Food watchdog gets tough on ads
LONDON - The Food Standards Agency has slammed some members of the food industry for using misleading advertising labels on food packaging, and proposes tighter curbs on the use of words such as "fresh", "home-made" and "traditional".
Under strict new measures proposed by the FSA, food manufacturers could face fines of up to £5,000 each time they use labels that could mislead consumers into believing their products are better quality.
A two-year study by the FSA's advisory committee studied the use of the terms "fresh", "natural", "pure", "traditional", "authentic", "farmhouse" and "home-made". The study found that laws governing labelling, such as the Trade Descriptions Act and the Food Labelling Regulations, are not being strictly observed.

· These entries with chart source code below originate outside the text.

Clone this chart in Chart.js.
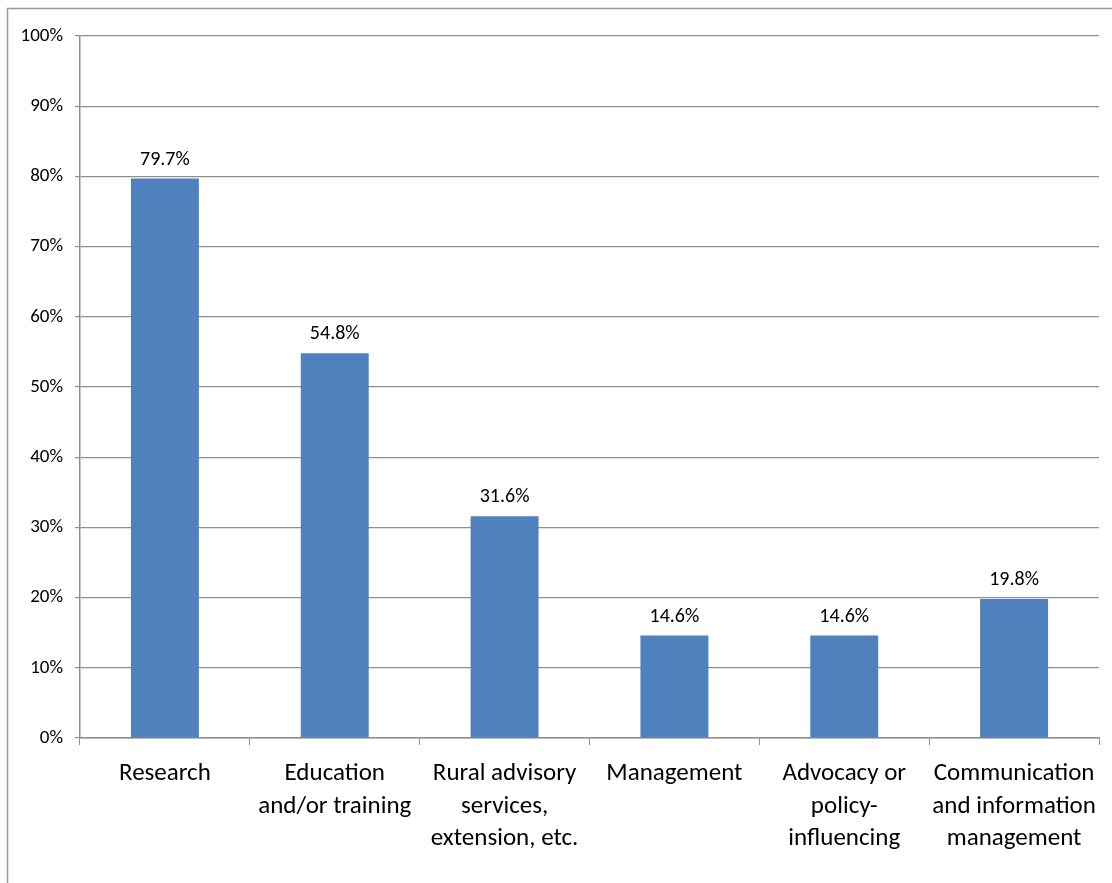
<!DOCTYPE html>
<html>
<head>
<meta charset="utf-8">
<script src="https://cdn.jsdelivr.net/npm/chart.js@4"></script>
<style>
  html, body { margin: 0; padding: 0; background: #fff; }
  #wrap { width: 1112px; height: 883px; position: relative; }
</style>
</head>
<body>
<div id="wrap"><canvas id="myChart"></canvas></div>
<script>
// activity categories (multi-line labels) and share of respondents
const categories = [
    ['Research'],
    ['Education', 'and/or training'],
    ['Rural advisory', 'services,', 'extension, etc.'],
    ['Management'],
    ['Advocacy or', 'policy-', 'influencing'],
    ['Communication', 'and information', 'management']
];
const shares = [79.7, 54.8, 31.6, 14.6, 14.6, 19.8];
const yTicks = [0, 10, 20, 30, 40, 50, 60, 70, 80, 90, 100];

const fontFam = "Carlito, Lato, 'Open Sans', sans-serif";
const gridCol = '#8e8e8e';

// outer frame: only the top and left edges show
const framePlugin = {
    id: 'frame',
    beforeDraw: (chart) => {
        const c = chart.ctx;
        c.save();
        c.strokeStyle = '#9a9a9a';
        c.lineWidth = 1.5;
        c.beginPath();
        c.moveTo(7.5, chart.height);
        c.lineTo(7.5, 8.5);
        c.lineTo(chart.width, 8.5);
        c.stroke();
        c.restore();
    }
};

// value labels above each bar
const valueLabels = {
    id: 'valueLabels',
    afterDatasetsDraw: (chart) => {
        const c = chart.ctx;
        const meta = chart.getDatasetMeta(0);
        c.save();
        c.font = '20px ' + fontFam;
        c.fillStyle = '#000';
        c.textAlign = 'center';
        c.textBaseline = 'bottom';
        meta.data.forEach((bar, i) => {
            c.fillText(shares[i].toFixed(1) + '%', bar.x, bar.y - 9);
        });
        c.restore();
    }
};

const ctx = document.getElementById('myChart');
const myChart = new Chart(ctx, {
    type: 'bar',
    data: {
        labels: categories,
        datasets: [{
            data: shares,
            backgroundColor: '#4f81bd',
            borderWidth: 0,
            barPercentage: 0.4,
            categoryPercentage: 1.0
        }]
    },
    options: {
        responsive: true,
        maintainAspectRatio: false,
        animation: false,
        layout: { padding: { top: 36, right: 13, left: 0, bottom: 0 } },
        plugins: {
            legend: { display: false },
            tooltip: { enabled: false }
        },
        scales: {
            x: {
                grid: {
                    offset: true,
                    drawOnChartArea: false,
                    drawTicks: true,
                    tickLength: 7,
                    color: gridCol
                },
                border: { color: gridCol, width: 1.5 },
                ticks: {
                    color: '#000',
                    font: { family: fontFam, size: 25, lineHeight: 1.29 },
                    padding: 13,
                    maxRotation: 0,
                    autoSkip: false
                },
                afterFit: (scale) => { scale.height = 883 - 738; }
            },
            y: {
                min: 0,
                max: 100,
                afterBuildTicks: (scale) => {
                    scale.ticks = yTicks.map(v => ({ value: v }));
                },
                grid: {
                    color: gridCol,
                    lineWidth: 1.2,
                    tickLength: 5
                },
                border: { color: gridCol, width: 1.5 },
                ticks: {
                    color: '#000',
                    font: { family: fontFam, size: 19 },
                    padding: 12,
                    callback: (v) => v + '%'
                },
                afterFit: (scale) => { scale.width = 80; }
            }
        }
    },
    plugins: [framePlugin, valueLabels]
});
</script>
</body>
</html>
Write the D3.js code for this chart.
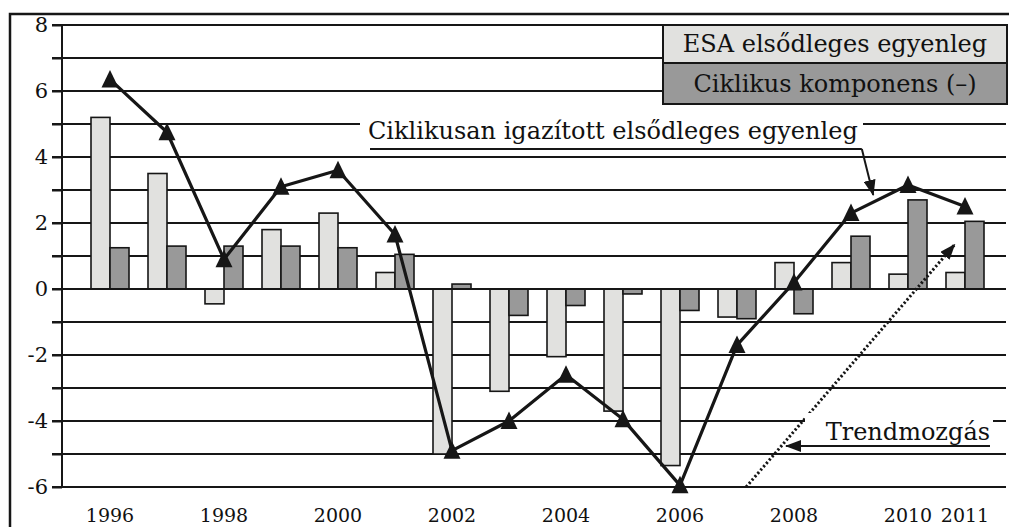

The FSA's deputy chairwoman Suzi Leather said, "People have a basic right to clear and meaningful labels so that they know what they are really buying -- this goes to the very heart of consumer choice.
"Terms such as 'fresh', 'pure' or 'authentic' can be misused and labellers have a tendency to be economical with the truth," she said.
Under the FSA's recommendations, the term "natural" should not be used if the food's composition has been changed by chemicals or new technologies. Claims such as "naturally better" or "nature's way" are largely meaningless, according to the report, and should not be used.
The term "original" should only be used to describe food that is made to a formulation, the origin of which can be traced and that has effectively remained unchanged over time.
The committee also recommends that the use of pictures on food labels and advertising should be governed by the same guidance as terms as phrases.
The FSA plans to follow up the publication of the proposed standards with surveys and regular spot-checks.